- First edition
- Date: June 21, 2022
- Page count: 224 pages
- Publisher: Simon & Schuster

Creative team
- Writer: Rebecca Hall
- Artist: Hugo Martínez

Original publication
- Language: English
- ISBN: 9781982115203

= Wake: The Hidden History of Women-Led Slave Revolts =

2022 graphic novel written by Rebecca Hall

Wake: The Hidden History of Women-Led Slave Revolts is a graphic novel written by Rebecca Hall and illustrated by Hugo Martínez. Wake was published by Simon & Schuster on June 21, 2022.

==Synopsis==
The book follows Rebecca Hall's experiences searching through municipal records and archives in an attempt to find evidence of the Atlantic slave trade and its effects on American society. Hall includes autobiographical details about herself and her ancestors in relation to her search.

== Background ==
Tasha Lowe-Newsome suggests in The Comics Journal that the title's use of the word "wake" has multiple meanings.
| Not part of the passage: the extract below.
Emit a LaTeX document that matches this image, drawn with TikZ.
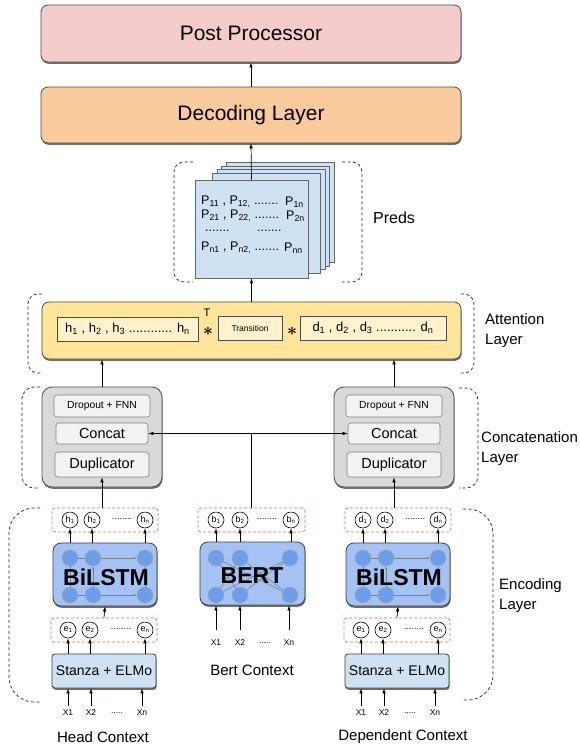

For instance, wake up to historical realities, wake up to current day reality, the wake of a slave ship, and the wake or remembrance of the African people who lost their lives. The graphic novel was written by Rebecca Hall and illustrated by Hugo Martínez.

== Reception ==
The graphic novel received a starred review from Publishers Weekly calling it a "nuanced and affecting debut". Kirkus Reviews called the book "An urgent, brilliant work of historical excavation." Annie Bostrom wrote in Booklist that the novel is "A necessary corrective to violent erasure and a tribute to untold strength". Jaime Herndon wrote in Book Riot that it is "a powerful book that shines a light on an often-ignored part of history." Michael Cavna and David Betancourt of The Washington Post, included the book in their list of the best graphic novels of 2021 saying that the book is "a must-read achievement." The book was a 2022 Finalist in the PEN America Literary Award in the category PEN Open Book Award. The book was nominated for the Publishers Weekly 2021 Graphic Novel Critics Poll. The novel was also nominated in the category Outstanding Literary Work by a Debut Author in the 53rd NAACP Image Awards.